Less Abstractions Improve Iteration Speed And Enable Quick Feature Delivery

By doing many projects I have finally come to the conclusion that it is vital to gain quicker feature delivery speed by having less abstractions.
Abstractions cause us to think about the abstraction, to support the abstraction throughout the whole application and maybe even to create a service that relies on an abstraction.
This can cause great harm to development speed and mainly new features, because we have to carry the abstraction with us through the whole process. Maybe we have to manage it, maybe we have to configure it, maybe we have to write tools for it.
Software is constantly changing.

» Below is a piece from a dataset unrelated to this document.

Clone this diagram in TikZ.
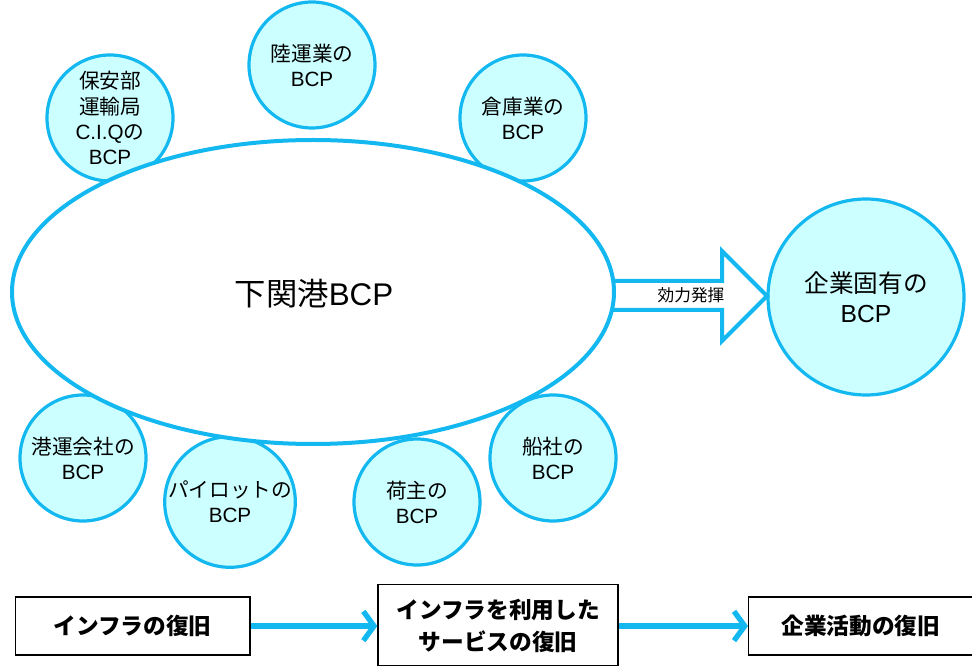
\documentclass[tikz,border=0pt]{standalone}
\usepackage{fontspec}
\setmainfont{Noto Sans CJK JP}
\newfontfamily\lat{Liberation Sans}
\usetikzlibrary{arrows.meta}
\definecolor{cyanline}{RGB}{20,184,240}
\definecolor{cyanfill}{RGB}{204,255,255}
\newcommand{\bcpx}{{\lat BCP}}
\tikzset{
  bcp/.style={circle, draw=cyanline, fill=cyanfill, line width=2.4pt, minimum size=#1, inner sep=0pt, align=center, font=\fontsize{15.5}{18.8}\selectfont},
  bcp/.default=94.5pt,
  stagebox/.style={draw=black, line width=1pt, fill=white, align=center, font=\fontsize{17}{24}\selectfont\bfseries, inner sep=0pt},
  flow/.style={draw=cyanline, line width=4.5pt, -{Straight Barb[length=8pt,width=22pt,line width=4pt]}}
}
\begin{document}
\begin{tikzpicture}[x=0.75pt,y=-0.75pt]
\useasboundingbox (0,0) rectangle (972,666);
% surrounding circles
\node[bcp] (hoan) at (110,118) {保安部\\運輸局\\{\lat C.I.Q}の\\\bcpx};
\node[bcp] (riku) at (312,65) {陸運業の\\\bcpx};
\node[bcp] (soko) at (523,118) {倉庫業の\\\bcpx};
\node[bcp] (koun) at (83,458) {港運会社の\\\bcpx};
\node[bcp] (pilot) at (230,502) {パイロットの\\\bcpx};
\node[bcp] (ninushi) at (417,502) {荷主の\\\bcpx};
\node[bcp] (sensha) at (553,458) {船社の\\\bcpx};
\node[bcp=147pt, font=\fontsize{18.5}{22.5}\selectfont] (kigyo) at (866,297) {企業固有の\\\bcpx};
% big arrow
\coordinate (tip) at (767,296);
\draw[cyanline, line width=3pt, fill=white, line join=miter]
  (580,281) -- (722,281) -- (722,251) -- (tip) -- (722,341) -- (722,310) -- (580,310) -- cycle;
\node[font=\fontsize{12.5}{14}\selectfont] (kouka) at (691,295) {効力発揮};
% main ellipse
\draw[cyanline, line width=3pt, fill=white] (313,292) ellipse [x radius=301, y radius=152];
\node[font=\fontsize{23.5}{26}\selectfont] (main) at (314,294) {下関港{\lat BCP}};
% bottom flow
\node[stagebox, minimum width=176pt, minimum height=43.5pt] (s1) at (132.5,626) {インフラの復旧};
\node[stagebox, minimum width=180pt, minimum height=61pt] (s2) at (498,625.5) {インフラを利用した\\サービスの復旧};
\node[stagebox, minimum width=168pt, minimum height=43.5pt, anchor=west] (s3) at (748,626) {企業活動の復旧};
\draw[flow] (s1.east) -- (s2.west |- s1.east);
\draw[flow] (s2.east |- s3.west) -- (s3.west);
\end{tikzpicture}
\end{document}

The less abstractions we carry, the faster we can change it.

It's important to think about iteration speed, would you write your software rather in a complex or easy language?
Would you want to have additional build steps?
Do you optimize for scale while not having any users?

But even then these questions are very easily solved, we want to use an easy language, we don't want additional build steps and we should maybe not optimize for the perfect millisecond request score if we can instead create more features our users love.
Now we can actually do that without sacrificing performance as much as we think we could. We can still have exceptional performance.
Golang provides us with an exceptional easy language, with very slim build processes and close to the performance of C. We can run it anywhere, it's Dockerfiles are small and minimal, it compiles quickly, it keeps build processes at a minimum compared with other languages and tools.
And it even let's us scale very well because it can accept so many concurrent requests. And once we reach that point where it doesn't, we probably had the right business idea. We probably get proper funding for the app or from the app to optimize it for these specific use-cases where it does not scale well yet.
But even then, there are many Paas that offer to host apps that scale automatically, or we would add an abstraction like Kubernetes at some point. And it makes the most sense when we'd see a need for it, because of the intense use of our app. If we have static content all we need is to have a CDN front our app and we automatically have nothing to worry about. And some like BunnyCDN are very easy to setup.

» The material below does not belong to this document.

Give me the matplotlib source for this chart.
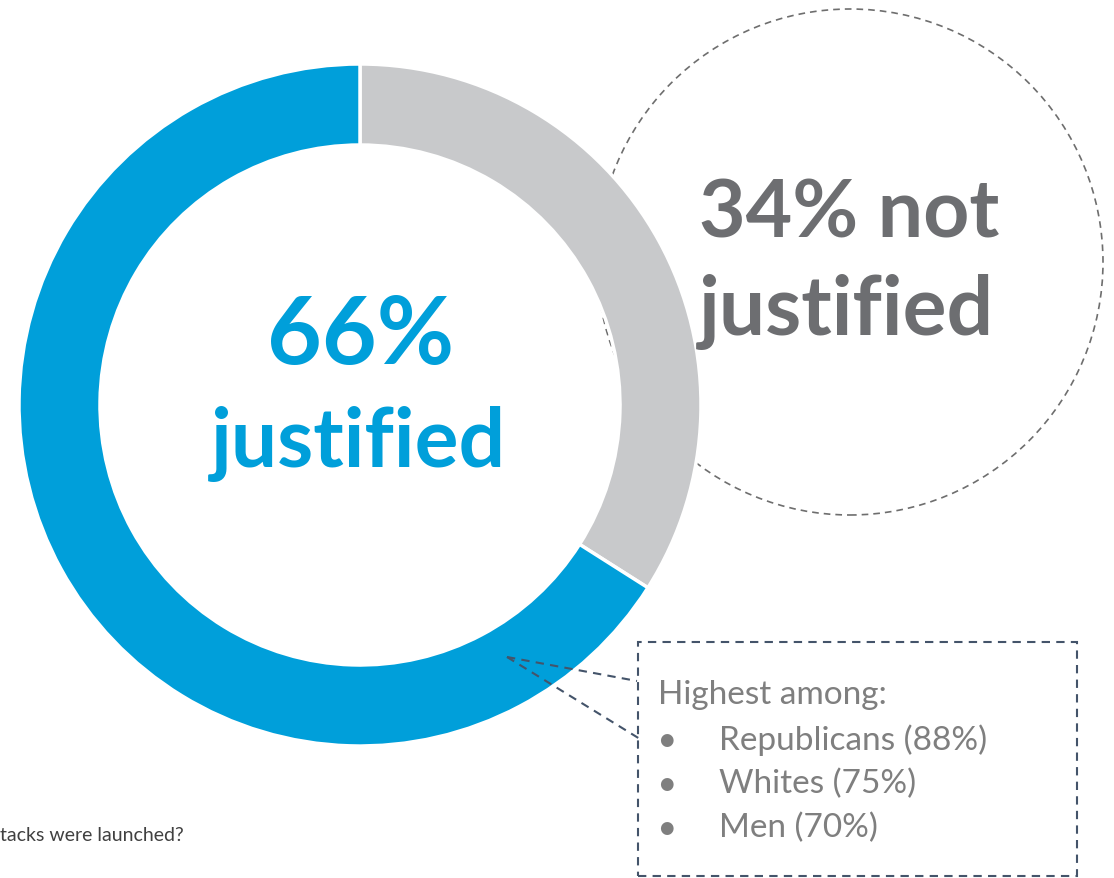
import matplotlib.pyplot as plt
from matplotlib.patches import Circle, Rectangle

# data
labels = ["not justified", "justified"]
shares = [34, 66]
colors = ["#C8C9CB", "#009FDA"]
groups = ["Republicans (88%)", "Whites (75%)", "Men (70%)"]

W, H = 1114, 879
fig = plt.figure(figsize=(W / 100, H / 100), dpi=100)
ax = fig.add_axes([0, 0, 1, 1])

def Y(y):
    return H - y

FONT = "Lato"
grey_txt = "#6D6E71"
line_col = "#44546A"

# dashed circle behind the donut
ax.add_patch(Circle((850, Y(263)), 253, fill=False, ls=(0, (4, 3)),
                    lw=1.2, ec="#6E6E6E", zorder=1))

# donut
wedges, _ = ax.pie(shares, colors=colors, startangle=90, counterclock=False,
                   center=(360, Y(406)), radius=341, frame=True,
                   wedgeprops=dict(width=81, edgecolor="white", linewidth=2.5))
for w in wedges:
    w.set_zorder(2)
ax.set_xlim(0, W)
ax.set_ylim(0, H)
ax.set_aspect("auto")
ax.axis("off")

# centre text
ax.text(361, Y(337), f"{shares[1]}%", color=colors[1], fontsize=68,
        fontweight="bold", family=FONT, ha="center", va="center", zorder=3)
ax.text(358, Y(444), "justified", color=colors[1], fontsize=59,
        fontweight="bold", family=FONT, ha="center", va="center", zorder=3)

# right text
ax.text(849, Y(214), f"{shares[0]}% not", color=grey_txt, fontsize=58,
        fontweight="bold", family=FONT, ha="center", va="center", zorder=3)
ax.text(846, Y(312), "justified", color=grey_txt, fontsize=59,
        fontweight="bold", family=FONT, ha="center", va="center", zorder=3)

# callout box
ax.add_patch(Rectangle((638, Y(877)), 1077 - 638, 877 - 643, fill=False,
                       ls=(0, (4, 3)), lw=1.5, ec=line_col, zorder=3))
ax.plot([507, 637], [Y(658), Y(682)], ls=(0, (4, 3)), lw=1.5, color=line_col, zorder=3)
ax.plot([507, 640], [Y(658), Y(740)], ls=(0, (4, 3)), lw=1.5, color=line_col, zorder=3)

ax.text(658, Y(695), "Highest among:", color="#7F7F7F", fontsize=24,
        family=FONT, ha="left", va="center", zorder=4)
for i, g in enumerate(groups):
    yy = Y(740 + 44 * i)
    ax.text(666, yy, "\u25CF", color="#7F7F7F", fontsize=12, family="DejaVu Sans",
            ha="center", va="center", zorder=4)
    ax.text(719, yy, g, color="#7F7F7F", fontsize=24, family=FONT,
            ha="left", va="center", zorder=4)

# clipped question footnote
ax.text(0, Y(836), "tacks were launched?", color="#404040", fontsize=14,
        family=FONT, ha="left", va="center", zorder=4)

fig.savefig("out.png", dpi=100)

We actually don't have to worry about incremental static builds, Hot Module Reloading, large JS bundles and many other things. We don't want to carry too many build steps, too many points of bottlenecks, too many abstractions. It will hinder us on adding features and delivering them. We actually have to care about the time we invest in developing something. If we can ship a feature to production the next day, but it has a 100ms longer response time, should we not do it? Should we rather optimize and remove the 100ms and ship 10 days later? If our product is new what would add the most value to our users? Would early-adoperts of our new product with limited features prefer speed or function?

Many successful developers stick to technologies that work and that they know, where they have the greatest production development speed. I will be told: we use Java to ship our app, we use PHP or the best stack I think is PHP, MySQL and jQuery. As I just outlined I think that's a valid point, but I also think we have new technology. We should try out technology if we can, put it to the test, vet it and then also use it. Even past technology is revised, optimized and improved. It's important to stay up to date, everything is constantly changing. When you vet a technology make sure to check if it adds a layer of abstraction, check if that layer of abstraction can make your workflow harder or if it enables you a quicker iteration workflow than the next one.